GIVEN INSTRUCTION:
Your reply should be a single number: how many lines contain the string "script".

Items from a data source
:::
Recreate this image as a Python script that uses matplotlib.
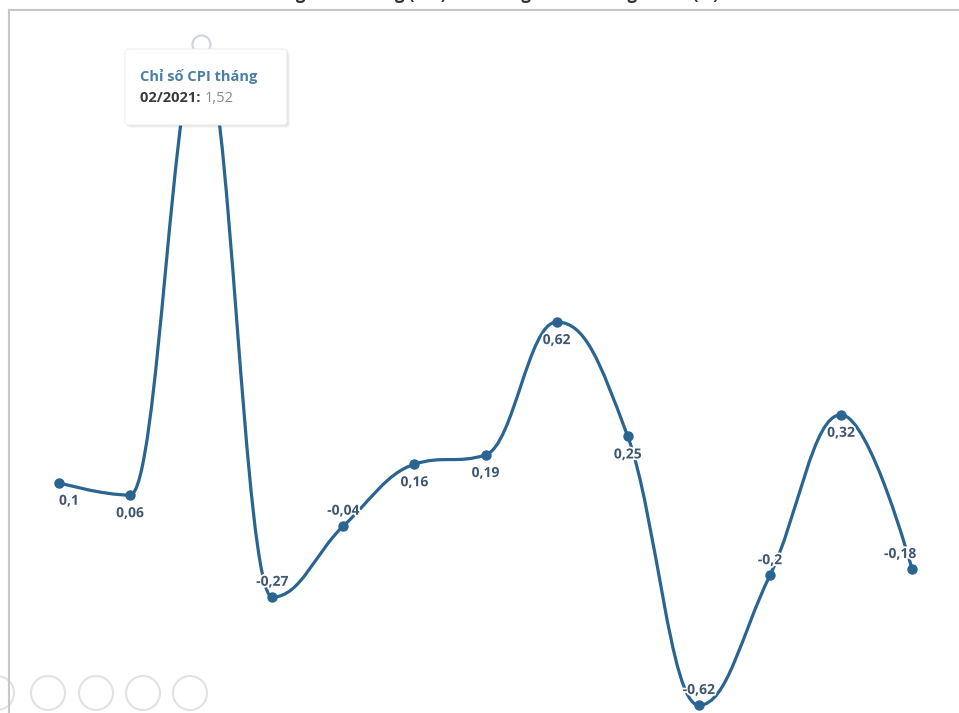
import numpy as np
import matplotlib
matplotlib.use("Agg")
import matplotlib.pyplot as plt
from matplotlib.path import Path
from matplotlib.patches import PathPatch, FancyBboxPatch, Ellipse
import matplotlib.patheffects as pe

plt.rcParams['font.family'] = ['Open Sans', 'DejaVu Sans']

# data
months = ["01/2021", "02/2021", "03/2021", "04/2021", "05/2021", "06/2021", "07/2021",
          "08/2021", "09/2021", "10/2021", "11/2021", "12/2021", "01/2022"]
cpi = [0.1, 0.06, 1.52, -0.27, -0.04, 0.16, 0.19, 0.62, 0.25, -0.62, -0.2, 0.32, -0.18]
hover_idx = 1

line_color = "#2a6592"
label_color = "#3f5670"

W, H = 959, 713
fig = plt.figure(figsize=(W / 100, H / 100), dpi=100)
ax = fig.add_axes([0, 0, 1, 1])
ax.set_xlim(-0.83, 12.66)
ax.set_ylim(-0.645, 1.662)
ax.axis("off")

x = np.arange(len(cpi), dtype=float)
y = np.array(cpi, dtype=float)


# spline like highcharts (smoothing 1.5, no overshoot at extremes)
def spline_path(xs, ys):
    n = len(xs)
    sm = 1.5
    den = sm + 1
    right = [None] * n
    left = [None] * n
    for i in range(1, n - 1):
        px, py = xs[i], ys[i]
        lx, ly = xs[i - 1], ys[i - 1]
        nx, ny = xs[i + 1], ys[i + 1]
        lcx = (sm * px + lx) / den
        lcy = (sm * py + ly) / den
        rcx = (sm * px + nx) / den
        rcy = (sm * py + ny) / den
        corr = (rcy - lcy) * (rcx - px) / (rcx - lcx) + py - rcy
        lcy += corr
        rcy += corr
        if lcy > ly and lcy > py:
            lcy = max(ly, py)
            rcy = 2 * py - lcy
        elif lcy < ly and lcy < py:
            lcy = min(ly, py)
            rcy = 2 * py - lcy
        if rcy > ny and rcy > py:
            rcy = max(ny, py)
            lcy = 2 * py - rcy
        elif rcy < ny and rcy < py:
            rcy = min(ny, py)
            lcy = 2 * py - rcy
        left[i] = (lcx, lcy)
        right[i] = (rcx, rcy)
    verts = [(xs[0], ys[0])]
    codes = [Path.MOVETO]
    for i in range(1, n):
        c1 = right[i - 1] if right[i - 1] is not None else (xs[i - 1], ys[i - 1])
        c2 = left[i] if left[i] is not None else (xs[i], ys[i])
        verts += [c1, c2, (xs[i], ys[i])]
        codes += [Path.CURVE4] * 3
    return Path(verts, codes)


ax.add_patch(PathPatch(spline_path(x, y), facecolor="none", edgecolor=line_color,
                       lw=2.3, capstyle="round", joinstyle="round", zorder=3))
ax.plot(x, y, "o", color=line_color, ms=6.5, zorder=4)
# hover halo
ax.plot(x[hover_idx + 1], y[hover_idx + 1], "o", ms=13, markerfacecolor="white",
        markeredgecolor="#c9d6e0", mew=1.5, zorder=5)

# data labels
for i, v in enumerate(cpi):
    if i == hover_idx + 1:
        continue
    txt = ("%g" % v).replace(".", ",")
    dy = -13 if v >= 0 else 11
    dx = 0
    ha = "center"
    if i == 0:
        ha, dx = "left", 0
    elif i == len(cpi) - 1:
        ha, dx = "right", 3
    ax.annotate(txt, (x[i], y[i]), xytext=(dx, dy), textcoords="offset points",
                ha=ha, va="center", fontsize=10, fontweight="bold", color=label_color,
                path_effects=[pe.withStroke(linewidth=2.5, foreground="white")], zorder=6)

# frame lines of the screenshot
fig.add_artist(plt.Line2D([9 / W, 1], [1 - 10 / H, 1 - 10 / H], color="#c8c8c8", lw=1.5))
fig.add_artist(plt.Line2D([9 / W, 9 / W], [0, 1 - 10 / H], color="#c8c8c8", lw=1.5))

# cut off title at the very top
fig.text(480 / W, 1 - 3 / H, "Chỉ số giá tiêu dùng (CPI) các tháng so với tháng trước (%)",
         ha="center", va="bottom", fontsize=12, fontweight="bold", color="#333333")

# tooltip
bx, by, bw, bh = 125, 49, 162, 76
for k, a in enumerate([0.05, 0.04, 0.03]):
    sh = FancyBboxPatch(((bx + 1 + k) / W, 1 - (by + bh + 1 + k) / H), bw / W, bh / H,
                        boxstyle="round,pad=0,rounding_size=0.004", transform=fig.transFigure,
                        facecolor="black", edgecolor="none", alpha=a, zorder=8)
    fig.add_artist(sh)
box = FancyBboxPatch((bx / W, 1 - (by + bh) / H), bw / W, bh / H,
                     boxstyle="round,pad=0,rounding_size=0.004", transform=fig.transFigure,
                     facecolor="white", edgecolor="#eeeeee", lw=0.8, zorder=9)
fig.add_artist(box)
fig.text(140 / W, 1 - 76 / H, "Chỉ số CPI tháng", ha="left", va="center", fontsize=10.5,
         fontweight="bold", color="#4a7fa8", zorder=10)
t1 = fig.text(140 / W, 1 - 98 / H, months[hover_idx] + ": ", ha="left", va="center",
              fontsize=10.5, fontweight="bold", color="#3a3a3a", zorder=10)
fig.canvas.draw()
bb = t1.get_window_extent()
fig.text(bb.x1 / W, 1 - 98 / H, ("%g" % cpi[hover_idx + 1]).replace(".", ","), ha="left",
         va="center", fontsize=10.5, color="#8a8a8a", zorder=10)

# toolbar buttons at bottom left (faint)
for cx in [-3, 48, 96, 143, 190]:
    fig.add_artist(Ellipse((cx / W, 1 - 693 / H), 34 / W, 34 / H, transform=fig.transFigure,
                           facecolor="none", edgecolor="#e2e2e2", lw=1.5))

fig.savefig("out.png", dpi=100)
:::
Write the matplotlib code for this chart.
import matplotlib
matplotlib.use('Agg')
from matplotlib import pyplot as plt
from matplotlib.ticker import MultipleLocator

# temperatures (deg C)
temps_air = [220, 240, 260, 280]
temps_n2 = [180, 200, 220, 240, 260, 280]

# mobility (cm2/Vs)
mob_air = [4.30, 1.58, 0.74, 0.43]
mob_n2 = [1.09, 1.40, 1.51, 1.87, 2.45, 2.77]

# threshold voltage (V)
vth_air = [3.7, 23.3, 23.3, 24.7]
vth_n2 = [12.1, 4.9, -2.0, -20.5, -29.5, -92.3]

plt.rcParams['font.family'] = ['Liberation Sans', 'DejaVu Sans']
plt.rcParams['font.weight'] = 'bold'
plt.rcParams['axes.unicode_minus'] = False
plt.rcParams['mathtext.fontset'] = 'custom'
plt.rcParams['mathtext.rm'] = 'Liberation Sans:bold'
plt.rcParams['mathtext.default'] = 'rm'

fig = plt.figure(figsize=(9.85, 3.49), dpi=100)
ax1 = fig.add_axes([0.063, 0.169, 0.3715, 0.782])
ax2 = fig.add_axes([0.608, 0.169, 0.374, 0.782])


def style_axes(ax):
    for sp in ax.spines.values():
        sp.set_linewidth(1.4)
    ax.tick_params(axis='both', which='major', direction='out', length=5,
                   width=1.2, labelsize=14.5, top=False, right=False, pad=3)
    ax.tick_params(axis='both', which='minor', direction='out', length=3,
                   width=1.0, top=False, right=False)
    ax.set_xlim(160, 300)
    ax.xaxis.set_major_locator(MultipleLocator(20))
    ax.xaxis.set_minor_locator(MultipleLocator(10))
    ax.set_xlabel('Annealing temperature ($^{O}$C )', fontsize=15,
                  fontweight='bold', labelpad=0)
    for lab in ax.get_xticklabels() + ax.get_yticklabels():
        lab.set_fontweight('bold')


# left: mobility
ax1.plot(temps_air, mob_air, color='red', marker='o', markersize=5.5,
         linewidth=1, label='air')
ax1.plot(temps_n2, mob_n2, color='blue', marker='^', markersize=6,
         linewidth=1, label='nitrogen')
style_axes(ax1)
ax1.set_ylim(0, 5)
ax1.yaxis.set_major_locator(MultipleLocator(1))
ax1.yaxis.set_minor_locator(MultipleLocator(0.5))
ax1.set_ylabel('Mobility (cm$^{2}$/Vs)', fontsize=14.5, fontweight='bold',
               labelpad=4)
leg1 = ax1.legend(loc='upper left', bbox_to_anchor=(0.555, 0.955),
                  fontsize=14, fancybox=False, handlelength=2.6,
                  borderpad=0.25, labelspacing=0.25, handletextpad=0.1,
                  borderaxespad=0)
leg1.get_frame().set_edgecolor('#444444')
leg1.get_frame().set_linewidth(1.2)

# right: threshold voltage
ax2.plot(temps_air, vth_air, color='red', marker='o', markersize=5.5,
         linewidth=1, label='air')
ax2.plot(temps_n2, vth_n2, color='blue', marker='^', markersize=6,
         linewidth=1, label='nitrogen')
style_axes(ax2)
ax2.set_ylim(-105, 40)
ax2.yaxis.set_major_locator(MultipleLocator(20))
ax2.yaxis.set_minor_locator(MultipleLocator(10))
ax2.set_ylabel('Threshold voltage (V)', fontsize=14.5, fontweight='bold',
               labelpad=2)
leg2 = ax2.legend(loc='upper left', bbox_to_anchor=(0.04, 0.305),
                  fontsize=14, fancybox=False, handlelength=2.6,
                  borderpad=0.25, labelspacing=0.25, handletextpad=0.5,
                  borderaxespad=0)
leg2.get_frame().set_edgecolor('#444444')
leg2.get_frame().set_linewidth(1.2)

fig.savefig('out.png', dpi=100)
:::
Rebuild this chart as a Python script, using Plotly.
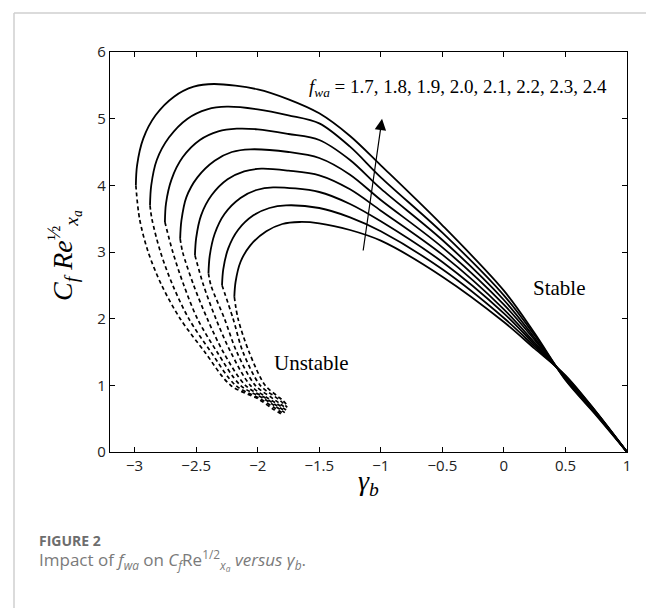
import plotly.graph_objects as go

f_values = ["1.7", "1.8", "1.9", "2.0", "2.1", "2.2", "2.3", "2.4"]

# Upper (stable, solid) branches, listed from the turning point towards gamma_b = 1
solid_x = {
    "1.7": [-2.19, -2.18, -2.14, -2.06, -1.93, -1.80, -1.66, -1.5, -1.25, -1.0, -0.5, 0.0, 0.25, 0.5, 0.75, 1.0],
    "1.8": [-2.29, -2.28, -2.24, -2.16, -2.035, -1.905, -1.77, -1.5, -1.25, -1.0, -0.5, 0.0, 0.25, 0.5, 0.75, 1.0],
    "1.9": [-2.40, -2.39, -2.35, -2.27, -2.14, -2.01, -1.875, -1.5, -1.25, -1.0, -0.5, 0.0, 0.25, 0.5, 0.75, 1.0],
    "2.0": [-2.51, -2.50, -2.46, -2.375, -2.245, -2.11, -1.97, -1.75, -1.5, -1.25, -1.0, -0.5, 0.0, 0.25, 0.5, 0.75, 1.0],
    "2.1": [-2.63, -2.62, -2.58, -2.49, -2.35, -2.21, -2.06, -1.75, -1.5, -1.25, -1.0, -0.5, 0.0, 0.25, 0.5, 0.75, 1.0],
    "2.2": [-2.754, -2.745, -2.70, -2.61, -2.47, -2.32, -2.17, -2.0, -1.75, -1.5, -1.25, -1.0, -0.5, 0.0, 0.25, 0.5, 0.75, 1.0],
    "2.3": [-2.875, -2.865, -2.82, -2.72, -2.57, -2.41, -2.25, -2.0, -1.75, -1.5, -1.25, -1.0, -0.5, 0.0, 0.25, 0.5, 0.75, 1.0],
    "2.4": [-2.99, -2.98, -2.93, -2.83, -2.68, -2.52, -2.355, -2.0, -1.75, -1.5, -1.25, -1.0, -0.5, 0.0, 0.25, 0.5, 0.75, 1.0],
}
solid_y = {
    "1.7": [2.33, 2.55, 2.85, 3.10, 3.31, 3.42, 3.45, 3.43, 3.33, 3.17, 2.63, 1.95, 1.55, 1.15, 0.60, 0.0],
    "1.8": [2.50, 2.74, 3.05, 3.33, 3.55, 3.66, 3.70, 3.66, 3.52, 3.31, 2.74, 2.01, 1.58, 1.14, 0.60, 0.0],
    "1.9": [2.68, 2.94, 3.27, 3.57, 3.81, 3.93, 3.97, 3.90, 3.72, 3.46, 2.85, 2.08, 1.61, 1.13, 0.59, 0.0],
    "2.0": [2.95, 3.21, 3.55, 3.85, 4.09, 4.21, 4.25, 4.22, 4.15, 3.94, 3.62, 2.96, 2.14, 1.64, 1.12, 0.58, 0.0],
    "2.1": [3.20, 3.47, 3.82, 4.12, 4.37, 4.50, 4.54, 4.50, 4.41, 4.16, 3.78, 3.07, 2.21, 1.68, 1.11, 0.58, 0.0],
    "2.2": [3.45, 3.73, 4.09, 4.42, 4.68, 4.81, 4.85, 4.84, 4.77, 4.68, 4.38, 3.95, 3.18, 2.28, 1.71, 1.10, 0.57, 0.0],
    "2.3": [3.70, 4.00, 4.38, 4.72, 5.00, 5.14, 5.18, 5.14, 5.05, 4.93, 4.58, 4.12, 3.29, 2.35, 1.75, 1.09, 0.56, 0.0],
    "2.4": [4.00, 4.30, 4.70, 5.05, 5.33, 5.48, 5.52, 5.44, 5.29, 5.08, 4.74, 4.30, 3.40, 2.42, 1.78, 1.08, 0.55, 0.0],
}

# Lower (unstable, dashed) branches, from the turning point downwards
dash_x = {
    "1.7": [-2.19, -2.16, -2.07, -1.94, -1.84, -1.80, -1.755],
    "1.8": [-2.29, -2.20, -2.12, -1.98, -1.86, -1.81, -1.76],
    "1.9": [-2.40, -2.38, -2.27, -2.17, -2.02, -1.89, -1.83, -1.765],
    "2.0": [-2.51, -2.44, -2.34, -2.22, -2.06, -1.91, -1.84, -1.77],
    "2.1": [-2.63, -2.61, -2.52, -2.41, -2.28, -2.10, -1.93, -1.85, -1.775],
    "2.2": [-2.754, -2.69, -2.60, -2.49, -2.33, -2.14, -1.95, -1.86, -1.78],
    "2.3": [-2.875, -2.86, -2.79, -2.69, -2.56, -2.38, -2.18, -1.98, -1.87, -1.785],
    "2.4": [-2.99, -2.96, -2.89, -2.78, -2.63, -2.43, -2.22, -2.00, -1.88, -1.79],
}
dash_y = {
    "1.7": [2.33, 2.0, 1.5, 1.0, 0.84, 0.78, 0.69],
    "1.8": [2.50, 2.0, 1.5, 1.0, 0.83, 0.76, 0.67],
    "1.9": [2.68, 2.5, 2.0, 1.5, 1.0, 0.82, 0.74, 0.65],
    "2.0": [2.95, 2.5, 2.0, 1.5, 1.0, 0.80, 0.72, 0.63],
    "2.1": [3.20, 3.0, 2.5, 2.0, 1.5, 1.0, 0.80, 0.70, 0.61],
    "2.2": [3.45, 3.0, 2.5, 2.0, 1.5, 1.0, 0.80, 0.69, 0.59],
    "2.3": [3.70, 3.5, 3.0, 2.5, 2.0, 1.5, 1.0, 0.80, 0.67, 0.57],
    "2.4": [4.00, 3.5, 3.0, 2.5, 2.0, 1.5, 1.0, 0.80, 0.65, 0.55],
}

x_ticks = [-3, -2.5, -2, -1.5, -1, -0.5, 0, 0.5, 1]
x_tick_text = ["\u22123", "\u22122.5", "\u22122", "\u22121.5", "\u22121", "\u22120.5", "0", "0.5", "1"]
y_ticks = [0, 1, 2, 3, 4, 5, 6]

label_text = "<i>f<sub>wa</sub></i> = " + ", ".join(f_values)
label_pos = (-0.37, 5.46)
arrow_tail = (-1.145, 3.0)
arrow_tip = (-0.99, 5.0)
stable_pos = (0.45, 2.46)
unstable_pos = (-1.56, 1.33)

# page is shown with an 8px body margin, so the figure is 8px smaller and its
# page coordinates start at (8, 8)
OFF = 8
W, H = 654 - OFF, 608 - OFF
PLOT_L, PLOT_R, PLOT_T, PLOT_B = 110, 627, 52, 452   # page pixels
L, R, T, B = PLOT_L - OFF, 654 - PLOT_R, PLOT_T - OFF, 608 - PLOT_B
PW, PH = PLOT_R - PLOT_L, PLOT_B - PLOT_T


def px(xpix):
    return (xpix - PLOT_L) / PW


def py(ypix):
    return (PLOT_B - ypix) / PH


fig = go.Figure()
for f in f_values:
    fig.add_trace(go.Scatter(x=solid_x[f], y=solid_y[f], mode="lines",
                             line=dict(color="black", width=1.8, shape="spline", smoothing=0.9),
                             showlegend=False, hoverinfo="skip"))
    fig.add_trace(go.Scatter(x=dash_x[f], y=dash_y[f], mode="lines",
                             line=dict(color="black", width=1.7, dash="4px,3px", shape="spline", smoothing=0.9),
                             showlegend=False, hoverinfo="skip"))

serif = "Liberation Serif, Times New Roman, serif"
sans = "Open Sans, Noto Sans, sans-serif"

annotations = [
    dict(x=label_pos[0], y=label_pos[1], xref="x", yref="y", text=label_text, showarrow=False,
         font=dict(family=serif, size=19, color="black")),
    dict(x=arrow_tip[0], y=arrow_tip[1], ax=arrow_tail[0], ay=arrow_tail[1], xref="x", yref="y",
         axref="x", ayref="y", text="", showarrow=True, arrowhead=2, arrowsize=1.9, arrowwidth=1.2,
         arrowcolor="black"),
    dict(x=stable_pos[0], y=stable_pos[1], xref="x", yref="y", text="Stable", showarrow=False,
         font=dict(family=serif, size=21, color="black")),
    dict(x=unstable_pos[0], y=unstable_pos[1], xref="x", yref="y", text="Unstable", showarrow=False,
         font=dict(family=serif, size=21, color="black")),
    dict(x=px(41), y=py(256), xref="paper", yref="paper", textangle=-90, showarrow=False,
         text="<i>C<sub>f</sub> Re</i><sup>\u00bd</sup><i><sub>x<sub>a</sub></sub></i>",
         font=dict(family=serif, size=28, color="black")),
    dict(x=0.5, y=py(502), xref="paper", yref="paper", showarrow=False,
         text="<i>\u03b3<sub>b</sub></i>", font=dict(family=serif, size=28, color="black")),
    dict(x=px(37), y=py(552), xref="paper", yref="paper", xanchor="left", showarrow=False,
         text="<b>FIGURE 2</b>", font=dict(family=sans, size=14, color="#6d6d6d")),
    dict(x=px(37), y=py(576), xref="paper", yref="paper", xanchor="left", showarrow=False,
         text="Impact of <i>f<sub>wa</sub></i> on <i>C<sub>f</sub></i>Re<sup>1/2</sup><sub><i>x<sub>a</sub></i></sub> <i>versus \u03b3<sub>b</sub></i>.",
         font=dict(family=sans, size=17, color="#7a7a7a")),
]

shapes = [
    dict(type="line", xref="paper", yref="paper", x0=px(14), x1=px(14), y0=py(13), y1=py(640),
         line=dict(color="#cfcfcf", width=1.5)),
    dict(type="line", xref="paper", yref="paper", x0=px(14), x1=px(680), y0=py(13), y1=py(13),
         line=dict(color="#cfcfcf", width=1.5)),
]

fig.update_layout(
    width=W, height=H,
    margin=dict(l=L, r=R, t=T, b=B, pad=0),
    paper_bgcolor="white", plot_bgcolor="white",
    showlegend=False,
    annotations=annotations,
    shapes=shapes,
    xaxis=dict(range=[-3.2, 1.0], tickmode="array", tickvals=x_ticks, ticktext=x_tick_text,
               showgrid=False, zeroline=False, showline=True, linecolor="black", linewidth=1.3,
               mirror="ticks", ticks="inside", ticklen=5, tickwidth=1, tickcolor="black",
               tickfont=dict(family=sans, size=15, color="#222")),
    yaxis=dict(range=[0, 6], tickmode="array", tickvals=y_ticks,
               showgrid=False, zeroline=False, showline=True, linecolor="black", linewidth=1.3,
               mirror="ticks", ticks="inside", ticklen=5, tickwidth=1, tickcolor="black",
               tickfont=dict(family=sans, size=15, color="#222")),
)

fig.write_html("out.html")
:::
OUTPUT FOR THIS EXERCISE:
2